Иштван радостно залепетал, заулыбался. Это была нормальная, адекватная реакция полуторагодовалого мальчика на искренние заигрывания взрослого. Но огромная, светящаяся прожилками сосудов лысая голова, загнутый книзу клювик носа, крошечный, с двумя подгнившими зубиками рот вызывали содрогание. Кожица на лице складывалась в пучки морщин, искривленные пальчики цеплялись за трикотажный гольф, оставляя крошечные затяжки.
– Ну, иди ко мне, братик, садись на колени! – Бела подхватил малыша, резко выдернув его из огромной шерстяной пеленки. Тот не испугался, не заплакал, словно знал старшего брата со дня рождения. Тонкие, стариковские ножки отделял от крошечной острой попки «дежурный» памперс, который казался огромным по сравнению со страшной, недетской худобой.
Каролина смотрела на обоих с тоской и усталостью, она исхудала так, что ее кожа светилась, почти как у сынишки, хотя выглядела она гораздо моложе его.
– Давно началось? – поинтересовался Бела у отца.
– Врачи говорят, слишком рано, ему и семи месяцев не было, когда стало понятно, что происходит что-то совсем неправильное. А уже к году сомнений не было – прогерия. Вероятность – один случай на несколько миллионов рождений, генная мутация. И этот единственный случай – в нашей семье, с нашим ребенком. Мы и не знали раньше, что такое бывает, не слышали никогда.
Маленький, сухокожий глазастый гномик весело стучал поильником по колену Белы, примерял ему на голову свою полосатую трикотажную шапочку, шлепал ладошками по впалым сморщенным щечкам. Пожилая медсестра издали заулыбалась, но, поравнявшись с семейством, в страхе перекрестилась. Ожидающая напротив пара с вялой, слюнявой девочкой в ходунках с интересом наблюдала за Меснерами. Казалось, они сравнивают детей, наказанных природой, и считают, что им повезло больше.
Иштван прожил всего до девяти лет. Умственно он был абсолютно нормальным ребенком, но с полным букетом старческих недугов. Последние полгода жизни малыш уже не ходил – бессильно догорал на госпитальной койке. Время, такое отлаженное, прогнозируемое, сбивалось в этом иссохшем тельце со своего естественного ритма и заставляло органы и системы стареть так стремительно, что постичь это было невозможно. Иштван десятки раз в год сдавал кровь, мочу, стволовые клетки. Его горькая судьба служила материалом для изучения генных мутаций геронтологам всего мира. Таких, как он, страдальцев насчитывалось не более полутора сотен по всей планете, в своей стране он был единственным.

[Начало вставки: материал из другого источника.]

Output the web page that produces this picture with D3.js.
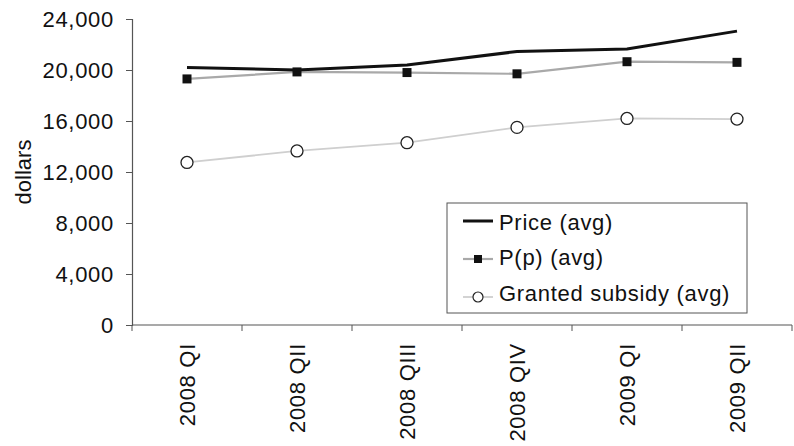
<!DOCTYPE html>
<html>
<head>
<meta charset="utf-8">
<script src="https://cdn.jsdelivr.net/npm/d3@7"></script>
<style>
  html, body { margin: 0; padding: 0; background: #fff; }
  svg { display: block; font-family: "Liberation Sans", Arial, sans-serif; }
</style>
</head>
<body>
<svg id="chart" width="794" height="446"></svg>
<script>
// Quarterly averages, in dollars
const quarters = ["2008 QI", "2008 QII", "2008 QIII", "2008 QIV", "2009 QI", "2009 QII"];
const priceAvg = [20200, 20000, 20400, 21450, 21650, 23050];
const ppAvg = [19300, 19850, 19800, 19700, 20650, 20600];
const subsidyAvg = [12750, 13650, 14300, 15500, 16200, 16150];
const yTicks = [0, 4000, 8000, 12000, 16000, 20000, 24000];
const seriesNames = ["Price (avg)", "P(p) (avg)", "Granted subsidy (avg)"];

const svg = d3.select("#chart");
const plot = { left: 132, right: 792, top: 19, bottom: 325 };
const FONT = 22;
const SPACING = 0.7;

const x = d3.scaleBand().domain(quarters).range([plot.left, plot.right]).padding(0);
const y = d3.scaleLinear().domain([0, 24000]).range([plot.bottom, plot.top]);
const cx = d => x(d) + x.bandwidth() / 2;

// Y axis
const yAxis = svg.append("g")
  .attr("transform", `translate(${plot.left},0)`)
  .call(d3.axisLeft(y).tickValues(yTicks).tickSize(6).tickPadding(12)
    .tickFormat(d3.format(",")));
yAxis.select(".domain").attr("stroke", "#555").attr("stroke-width", 1.2);
yAxis.selectAll(".tick line").attr("stroke", "#555");
yAxis.selectAll("text").attr("font-size", FONT).attr("fill", "#111")
  .attr("letter-spacing", SPACING)
  .attr("font-family", "'Liberation Sans', Arial, sans-serif");

svg.append("text")
  .attr("transform", `translate(31,${(plot.top + plot.bottom) / 2}) rotate(-90)`)
  .attr("text-anchor", "middle")
  .attr("font-size", FONT)
  .attr("fill", "#111")
  .text("dollars");

// X axis: ticks sit on category boundaries
const xg = svg.append("g").attr("transform", `translate(0,${plot.bottom})`);
xg.append("line").attr("x1", plot.left).attr("x2", plot.right).attr("stroke", "#555").attr("stroke-width", 1.2);
const bounds = quarters.map(q => x(q)).concat([x.range()[1]]);
xg.selectAll("line.tk").data(bounds).join("line").attr("class", "tk")
  .attr("x1", d => d).attr("x2", d => d).attr("y1", 0).attr("y2", 6)
  .attr("stroke", "#555");
xg.selectAll("text").data(quarters).join("text")
  .attr("transform", d => `translate(${cx(d) + 8},18) rotate(-90)`)
  .attr("text-anchor", "end")
  .attr("font-size", FONT)
  .attr("letter-spacing", SPACING)
  .attr("fill", "#111")
  .text(d => d);

const line = d3.line().x((d, i) => cx(quarters[i])).y(d => y(d));

// Granted subsidy
svg.append("path").datum(subsidyAvg).attr("d", line)
  .attr("fill", "none").attr("stroke", "#cfcfcf").attr("stroke-width", 1.8);
svg.selectAll("circle.sub").data(subsidyAvg).join("circle").attr("class", "sub")
  .attr("cx", (d, i) => cx(quarters[i])).attr("cy", d => y(d)).attr("r", 6)
  .attr("fill", "#fff").attr("stroke", "#222").attr("stroke-width", 1.3);

// P(p)
svg.append("path").datum(ppAvg).attr("d", line)
  .attr("fill", "none").attr("stroke", "#a9a9a9").attr("stroke-width", 2.2);
svg.selectAll("rect.pp").data(ppAvg).join("rect").attr("class", "pp")
  .attr("x", (d, i) => cx(quarters[i]) - 4.5).attr("y", d => y(d) - 4.5)
  .attr("width", 9).attr("height", 9).attr("fill", "#111");

// Price
svg.append("path").datum(priceAvg).attr("d", line)
  .attr("fill", "none").attr("stroke", "#111").attr("stroke-width", 3);

// Legend
const lg = svg.append("g");
lg.append("rect").attr("x", 447).attr("y", 203).attr("width", 300).attr("height", 110)
  .attr("fill", "#fff").attr("stroke", "#555").attr("stroke-width", 1);
const rowY = [221, 259, 297];
const textY = [230, 265, 301];
const sx1 = 463, sx2 = 493, sm = (sx1 + sx2) / 2;
lg.append("line").attr("x1", sx1).attr("x2", sx2).attr("y1", rowY[0]).attr("y2", rowY[0])
  .attr("stroke", "#111").attr("stroke-width", 3);
lg.append("line").attr("x1", sx1).attr("x2", sx2).attr("y1", rowY[1]).attr("y2", rowY[1])
  .attr("stroke", "#a9a9a9").attr("stroke-width", 2.2);
lg.append("rect").attr("x", sm - 4).attr("y", rowY[1] - 4).attr("width", 8).attr("height", 8).attr("fill", "#111");
lg.append("line").attr("x1", sx1).attr("x2", sx2).attr("y1", rowY[2]).attr("y2", rowY[2])
  .attr("stroke", "#cfcfcf").attr("stroke-width", 1.8);
lg.append("circle").attr("cx", sm).attr("cy", rowY[2]).attr("r", 5)
  .attr("fill", "#fff").attr("stroke", "#222").attr("stroke-width", 1.2);
lg.selectAll("text").data(seriesNames).join("text")
  .attr("x", 499).attr("y", (d, i) => textY[i])
  .attr("font-size", FONT).attr("letter-spacing", SPACING).attr("fill", "#111")
  .text(d => d);
</script>
</body>
</html>
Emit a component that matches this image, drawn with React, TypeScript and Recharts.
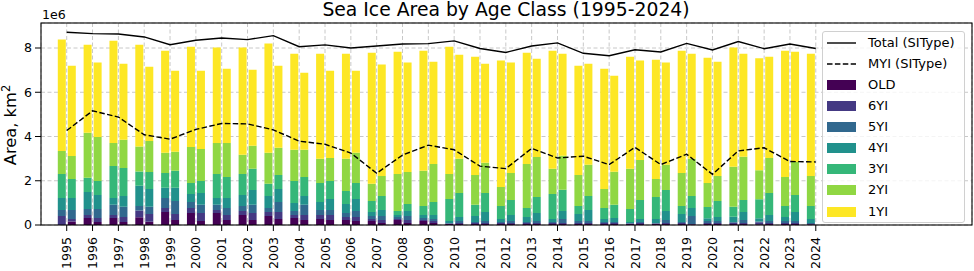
import {
  ComposedChart, Bar, Line, XAxis, YAxis, CartesianGrid,
} from "recharts";

// años y series (área en millones de km²); "a" = barra izquierda, "b" = barra derecha
const YEARS = [
  "1995", "1996", "1997", "1998", "1999", "2000", "2001", "2002", "2003", "2004",
  "2005", "2006", "2007", "2008", "2009", "2010", "2011", "2012", "2013", "2014",
  "2015", "2016", "2017", "2018", "2019", "2020", "2021", "2022", "2023", "2024",
];

const OLD_A = [0, .32, .32, .35, .59, .54, .54, .45, .41, .32, .27, .23, .18, .23, .18, .05, .05, .05, .05, .05, .05, .05, .05, .05, .05, .05, .05, .03, .05, .03];
const YI6_A = [.41, .13, .13, .30, .18, .23, .14, .18, .18, .13, .18, .13, .09, .04, .05, .02, .04, .04, .04, .04, .04, .04, .02, .02, .04, .04, .05, .09, .04, .02];
const YI5_A = [.27, .27, .46, .21, .45, .27, .23, .23, .18, .18, .23, .18, .14, .09, .09, .02, .05, .05, .05, .05, .09, .05, .02, .02, .05, .09, .04, .04, .09, .04];
const YI4_A = [.54, .77, .31, .91, .46, .36, .31, .50, .54, .37, .36, .41, .18, .09, .13, .09, .27, .13, .22, .13, .32, .13, .05, .18, .36, .13, .23, .14, .18, .18];
const YI3_A = [1.09, .64, 1.45, .65, .67, .50, 1.09, .95, .55, .99, .86, .59, .50, .18, .41, 1.00, .50, .59, .41, 1.13, .36, .50, .58, .99, .36, .50, .45, .86, .50, .59];
const YI2_A = [1.04, 2.04, 1.04, 1.13, .91, 1.63, 1.40, .86, 1.40, 1.41, 1.09, 1.45, .78, 1.68, 1.59, 1.13, 1.35, .86, 1.99, 1.14, 1.40, .86, 1.82, .82, 1.49, 1.09, 1.81, 1.31, 1.31, 1.36];
const YI1_A = [5.03, 3.98, 4.62, 4.60, 4.62, 4.53, 4.31, 4.85, 4.94, 4.34, 4.75, 4.75, 5.92, 5.52, 5.43, 5.75, 5.35, 5.71, 5.03, 5.34, 4.94, 5.43, 5.07, 5.39, 5.53, 5.66, 5.39, 5.07, 5.71, 5.52];

const OLD_B = [.16, .14, .14, .15, .23, .18, .23, .23, .27, .23, .23, .18, .09, .09, .09, .05, .05, .05, .05, .05, .05, .05, .05, .05, .03, .05, .05, .05, .05, null];
const YI6_B = [.11, .18, .22, .35, .27, .36, .22, .31, .32, .22, .22, .18, .14, .14, .09, .04, .04, .04, .04, .04, .04, .04, .04, .04, .02, .04, .04, .04, .04, null];
const YI5_B = [.41, .40, .46, .32, .59, .37, .32, .37, .45, .46, .23, .27, .18, .18, .09, .09, .09, .09, .09, .18, .09, .05, .05, .14, .36, .09, .14, .09, .09, null];
const YI4_B = [.54, .64, .49, .81, .59, .54, .45, .67, .59, .40, .50, .55, .27, .22, .18, .18, .41, .27, .36, .36, .50, .18, .13, .40, .36, .18, .36, .27, .41, null];
const YI3_B = [.86, .63, 1.27, .77, .77, .54, .95, .96, .63, .86, .81, .72, .63, .32, .59, 1.09, .86, .68, .72, .96, .63, .59, .86, .95, .54, .73, .54, 1.00, .77, null];
const YI2_B = [1.04, 1.99, 1.27, 1.40, .86, 1.45, 1.54, 1.04, 1.23, 1.23, 1.04, 1.36, .91, 1.45, 1.72, 1.54, 1.36, 1.22, 1.81, 1.54, 1.41, 1.50, 1.81, 1.14, 1.68, 1.13, 1.95, 1.58, 1.49, null];
const YI1_B = [4.08, 3.36, 3.44, 3.35, 3.66, 3.53, 3.35, 3.44, 3.71, 3.48, 3.94, 3.71, 5.03, 4.94, 4.62, 4.71, 4.48, 4.99, 4.44, 4.61, 4.57, 4.34, 4.49, 4.62, 4.75, 5.16, 4.66, 4.58, 4.98, null];

const TOTAL = [8.71, 8.65, 8.63, 8.50, 8.15, 8.35, 8.45, 8.38, 8.56, 8.06, 8.14, 8.00, 8.09, 8.18, 8.20, 8.32, 7.98, 7.80, 8.09, 8.23, 7.76, 7.65, 7.92, 7.82, 8.21, 7.91, 8.29, 7.97, 8.18, 7.98];
const MYI = [4.27, 5.16, 4.88, 4.08, 3.88, 4.32, 4.59, 4.57, 4.30, 3.79, 3.65, 3.25, 2.34, 3.16, 3.61, 3.40, 2.66, 2.55, 3.46, 3.03, 3.11, 2.73, 3.51, 2.73, 3.20, 2.29, 3.35, 3.49, 2.87, 2.85];

const Y_TICKS = [0, 2, 4, 6, 8];

// clases de edad, de abajo hacia arriba (viridis)
const CLASES = [
  { key: "old", label: "OLD", color: "#440154", a: OLD_A, b: OLD_B },
  { key: "yi6", label: "6YI", color: "#443983", a: YI6_A, b: YI6_B },
  { key: "yi5", label: "5YI", color: "#31688e", a: YI5_A, b: YI5_B },
  { key: "yi4", label: "4YI", color: "#21918c", a: YI4_A, b: YI4_B },
  { key: "yi3", label: "3YI", color: "#35b779", a: YI3_A, b: YI3_B },
  { key: "yi2", label: "2YI", color: "#90d743", a: YI2_A, b: YI2_B },
  { key: "yi1", label: "1YI", color: "#fde725", a: YI1_A, b: YI1_B },
];

const datos = YEARS.map((year, i) => {
  const row: Record<string, any> = { year, total: TOTAL[i], myi: MYI[i] };
  CLASES.forEach((c) => {
    row[`${c.key}_a`] = c.a[i];
    row[`${c.key}_b`] = c.b[i];
  });
  return row;
});

const FONT = "'DejaVu Sans', sans-serif";

const YearTick = ({ x, y, payload }: any) => (
  <text
    x={x}
    y={y}
    transform={`rotate(-90, ${x}, ${y})`}
    textAnchor="end"
    dy="0.36em"
    fontSize={12.6}
    fill="#000"
  >
    {payload.value}
  </text>
);

export default function App() {
  return (
    <div style={{ position: "absolute", left: 0, top: 0, width: 974, height: 271, background: "#fff", fontFamily: FONT }}>
      <ComposedChart
        width={974}
        height={271}
        data={datos}
        margin={{ top: 23, right: 2, bottom: 0, left: 0 }}
        barSize={8}
        barGap={2}
      >
        <CartesianGrid stroke="#c8c8c8" strokeDasharray="4 2.5" />
        <XAxis
          dataKey="year"
          height={46}
          interval={0}
          padding={{ left: 12.8, right: 143.3 }}
          axisLine={false}
          tickLine={{ stroke: "#000" }}
          tickSize={6}
          tickMargin={6}
          tick={<YearTick />}
        />
        <YAxis
          width={41}
          domain={[0, 9.13]}
          ticks={Y_TICKS}
          allowDataOverflow
          axisLine={false}
          tickLine={{ stroke: "#000" }}
          tickSize={6}
          tickMargin={3}
          tick={{ fontSize: 12.6, fill: "#000" }}
        />
        {CLASES.map((c) => (
          <Bar key={`${c.key}_a`} dataKey={`${c.key}_a`} stackId="a" fill={c.color} isAnimationActive={false} />
        ))}
        {CLASES.map((c) => (
          <Bar key={`${c.key}_b`} dataKey={`${c.key}_b`} stackId="b" fill={c.color} isAnimationActive={false} />
        ))}
        <Line dataKey="total" type="linear" stroke="#000" strokeWidth={1.4} dot={false} isAnimationActive={false} />
        <Line dataKey="myi" type="linear" stroke="#000" strokeWidth={1.4} strokeDasharray="5.5 2.4" dot={false} isAnimationActive={false} />
      </ComposedChart>

      <svg width={974} height={271} style={{ position: "absolute", left: 0, top: 0, pointerEvents: "none" }}>
        <rect x={41} y={23} width={931} height={202} fill="none" stroke="#000" strokeWidth={1.1} />
        <text x={506} y={16} textAnchor="middle" fontSize={18.8} fill="#000">
          Sea Ice Area by Age Class (1995-2024)
        </text>
        <text x={42} y={19} fontSize={12.6} fill="#000">1e6</text>
        <text transform="translate(16,125) rotate(-90)" textAnchor="middle" fontSize={16.3} fill="#000">
          Area, km<tspan dy={-6} fontSize={11.5}>2</tspan>
        </text>
      </svg>

      <div
        style={{
          position: "absolute", left: 822, top: 31, width: 143, height: 192,
          boxSizing: "border-box", border: "1px solid #d0d0d0", borderRadius: 3,
          background: "rgba(255,255,255,0.8)", fontSize: 13, color: "#000",
        }}
      >
        {[
          { label: "Total (SIType)", tipo: "linea" },
          { label: "MYI (SIType)", tipo: "guiones" },
          ...CLASES.map((c) => ({ label: c.label, tipo: c.color })),
        ].map((item, i) => (
          <div
            key={item.label}
            style={{ position: "absolute", left: 4, top: 10.7 + i * 21.1 - 8, height: 16, display: "flex", alignItems: "center" }}
          >
            <svg width={29} height={16} style={{ display: "block" }}>
              {item.tipo === "linea" && <line x1={0} x2={29} y1={8} y2={8} stroke="#000" strokeWidth={1.4} />}
              {item.tipo === "guiones" && <line x1={0} x2={29} y1={8} y2={8} stroke="#000" strokeWidth={1.4} strokeDasharray="5.5 2.4" />}
              {item.tipo !== "linea" && item.tipo !== "guiones" && <rect x={0} y={3} width={29} height={10} fill={item.tipo} />}
            </svg>
            <span style={{ marginLeft: 12, whiteSpace: "nowrap", lineHeight: "16px" }}>{item.label}</span>
          </div>
        ))}
      </div>
    </div>
  );
}
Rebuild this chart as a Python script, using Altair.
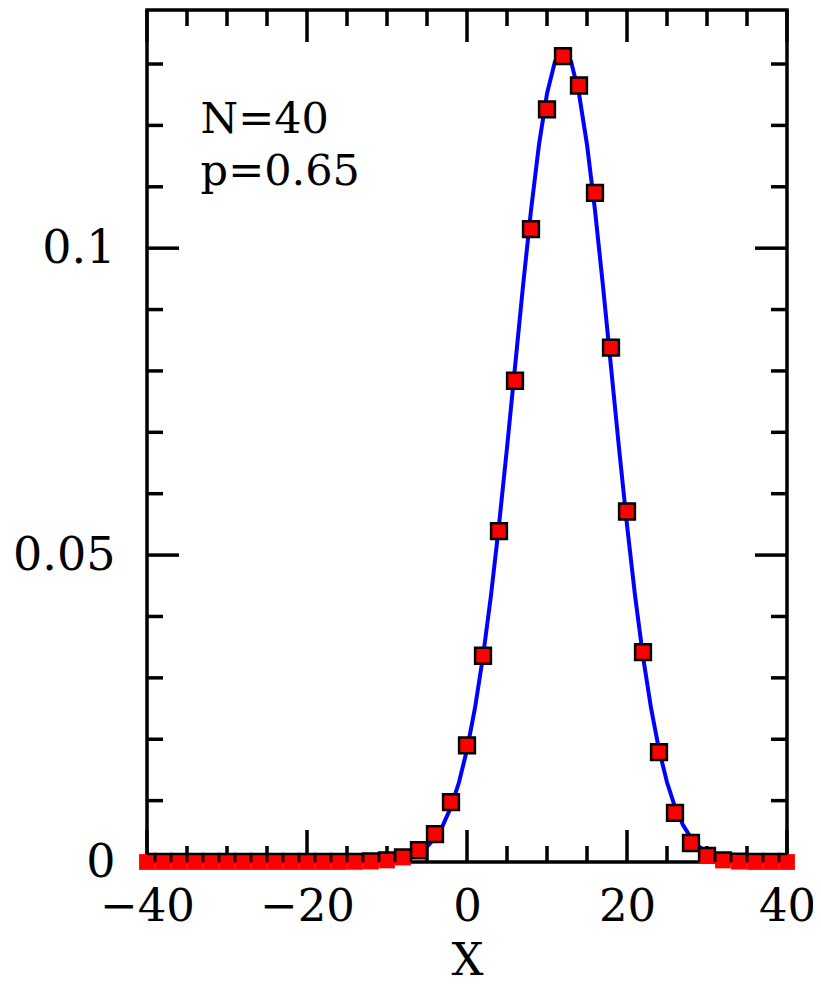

С первой минуты запоздалого знакомства братья полюбили друг друга той великой родственной любовью, которую называют голосом крови. Беспокойный, вечно кашляющий, задыхающийся Иштван научился звонить Беле на работу, и трижды в день интересовался, как дела. Бела оставил съемное жилье и вернулся домой. И, само собой, все научные интересы старшего брата теперь касались генных мутаций, в том числе, связанных со старением как результатом накопления всевозможных ошибок в деятельности клеток. Сбои в работе биологических часов, попытки уравнять ход времени для всех живущих ради спасения одного, любимого, скоро и безвозвратно уходящего из жизни, делали Белу Меснера одержимым в работе.